I just joined the OHDSI community recently. We’ve setup a demo/dev instance and have started getting familiar with the model and the tools.
I was just starting to investigate how we can store more granular cancer phenotype data in the CDM. Another objective I have is to be able to capture more granular cancer biomarker data (genotype) from annotated whole genome sequencing.

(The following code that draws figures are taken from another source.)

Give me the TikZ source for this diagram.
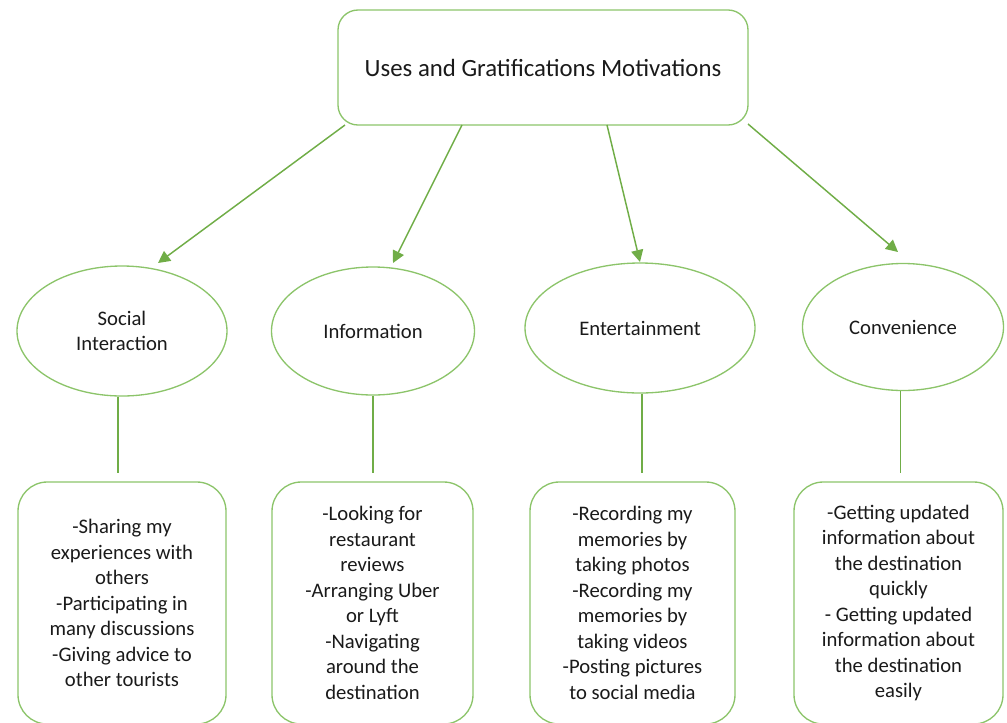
\documentclass[tikz,border=0pt]{standalone}
\usepackage{fontspec}
\setmainfont{Carlito}
\usetikzlibrary{shapes.geometric,arrows.meta}
\definecolor{ogreen}{HTML}{70AD47}
\definecolor{bgreen}{HTML}{8CC46A}
\definecolor{txt}{HTML}{1A1A1A}
\begin{document}
\begin{tikzpicture}[x=0.75pt,y=-0.75pt,
  topbox/.style={draw=bgreen,line width=1pt,rounded corners=15pt,minimum width=307.5pt,minimum height=86.25pt,inner sep=0pt,text=txt,font=\fontsize{18.6}{22}\selectfont},
  oval/.style={draw=bgreen,line width=1pt,ellipse,inner sep=0pt,align=center,text=txt,font=\fontsize{15.5}{19.3}\selectfont},
  listbox/.style={draw=bgreen,line width=1pt,rounded corners=22pt,minimum height=181.5pt,inner sep=0pt,align=center,text=txt,font=\fontsize{15.5}{19.1}\selectfont},
  arr/.style={draw=ogreen,line width=1.1pt,-{Triangle[length=9pt,width=9pt]}},
  link/.style={draw=ogreen,line width=0.9pt,shorten >=6pt}]
\useasboundingbox (0,0) rectangle (1007,722);
\clip (0,0) rectangle (1007,722);
\node[topbox] (top) at (543,67.5) {Uses and Gratifications Motivations};
\node[oval,minimum width=157.5pt,minimum height=97.5pt] (soc) at (122,331) {Social\\Interaction};
\node[oval,minimum width=152.25pt,minimum height=96pt] (inf) at (373,331) {Information};
\node[oval,minimum width=172.5pt,minimum height=97.5pt] (ent) at (640,328) {Entertainment};
\node[oval,minimum width=150.75pt,minimum height=95.25pt] (con) at (903,327) {Convenience};
\node[listbox,minimum width=156pt] (socb) at (122,603) {-Sharing my\\experiences with\\others\\-Participating in\\many discussions\\-Giving advice to\\other tourists};
\node[listbox,minimum width=150.75pt] (infb) at (372.5,603) {-Looking for\\restaurant\\reviews\\-Arranging Uber\\or Lyft\\-Navigating\\around the\\destination};
\node[listbox,minimum width=153.75pt] (entb) at (632.5,603) {-Recording my\\memories by\\taking photos\\-Recording my\\memories by\\taking videos\\-Posting pictures\\to social media};
\node[listbox,minimum width=156.75pt] (conb) at (898.5,603) {-Getting updated\\information about\\the destination\\quickly\\- Getting updated\\information about\\the destination\\easily};
\coordinate (s1) at (345,125); \coordinate (e1) at (158,263);
\coordinate (s2) at (462,125); \coordinate (e2) at (393,263);
\coordinate (s3) at (607,125); \coordinate (e3) at (640,262);
\coordinate (s4) at (748,124); \coordinate (e4) at (898,252);
\draw[arr] (s1) -- (e1);
\draw[arr] (s2) -- (e2);
\draw[arr] (s3) -- (e3);
\draw[arr] (s4) -- (e4);
\draw[link] ([xshift=-3pt]soc.south) -- ([xshift=-3pt]soc.south |- socb.north);
\draw[link] (inf.south) -- (inf.south |- infb.north);
\draw[link] ([xshift=1.5pt]ent.south) -- ([xshift=1.5pt]ent.south |- entb.north);
\draw[link] ([xshift=-2pt]con.south) -- ([xshift=-2pt]con.south |- conb.north);
\end{tikzpicture}
\end{document}
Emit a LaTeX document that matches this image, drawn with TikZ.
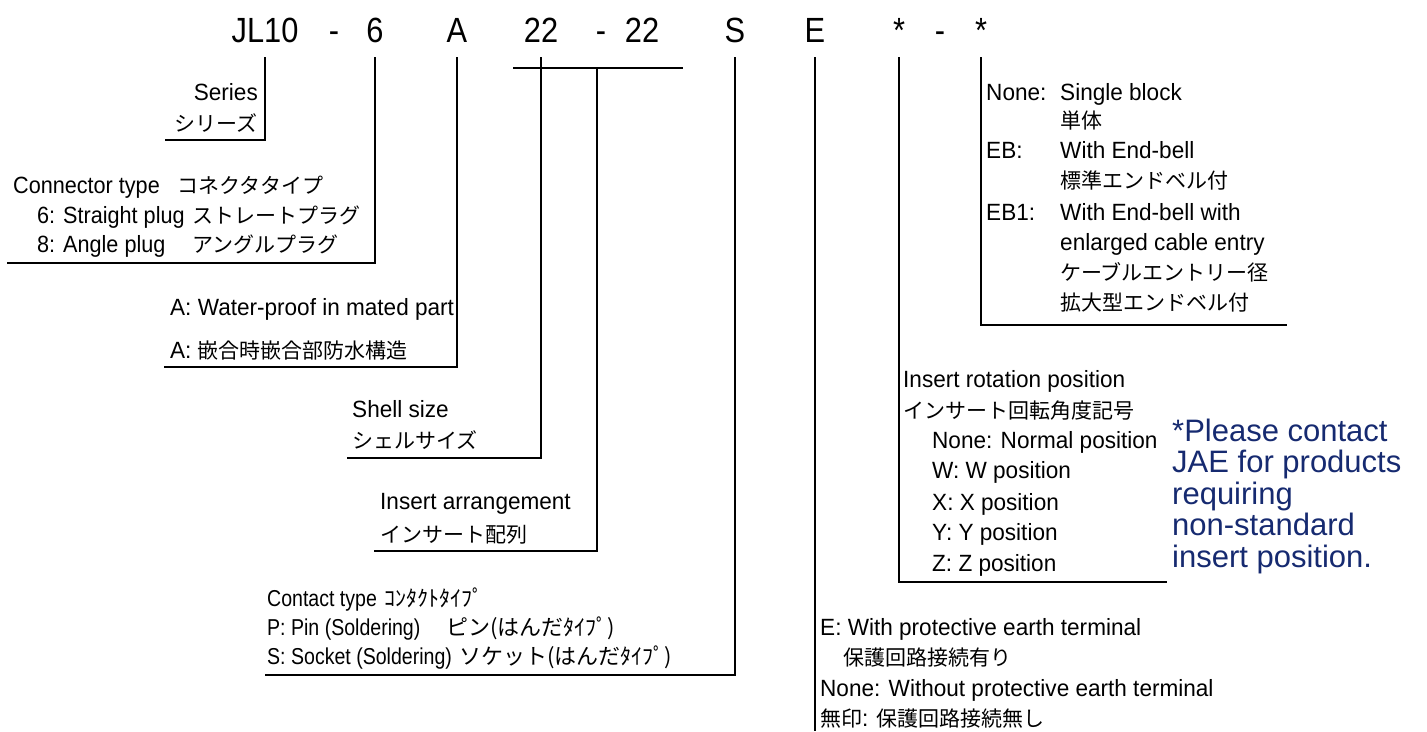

Thanks and I look forward to working with you and the rest of the group on this.

Anto Thomas

(Michael Gurley) #12

I am for sure interested.

(Chad Smathers) #13

I would be interested in participating as well.

(Eric Schneider) #14

I too am interesting in participating if it isn’t too late. Thank you!

(Mark Danese) #15

I apologize – despite the best of intentions, I don’t have the time right now to lead a workgroup this year, so it is on hold until someone else can do it, or until later this year when my schedule frees up some. However, I am happy to share what we have done with oncology data. As soon as I get it cleaned up, I will upload it to an appropriate location.

(Patrick Ryan) #16

Thanks @Mark_Danese for your leadership over the last year in this space.
It seems there is a lot of enthusiasm from the community around having a
regular discussion around ETL best practices. All we need is someone to
volunteer to coordinate those efforts. If someone is interested,
@MauraBeaton can help fill you in on the logistics of running a workgroup.

(Michael Gurley) #17

I would love to see spreadsheet containing the mappings from the SEER data to the OHDSI concept IDs.

(Mark Danese) #18

Should be able to post it by end of next week. Just have some cleaning up to do but a few other projects in the way first.

(Mark Danese) #19

I posted this elsewhere but our current version of the mapping is here: https://www.dropbox.com/s/2gl5az5duq7z72q/Final%20SEER%20variable%20with%20codes.txt?dl=0

(Selva Muthu Kumaran Sathappan) #20

Hello Everyone,

I would like to be part of ETL working group. Currently we are transforming our EHR data to OMOP CDM format and encountering few issues. So, I felt joining this group will be of help to me where I can learn from you people and clarify my doubts if any. Hope I have posted this message in the right thread.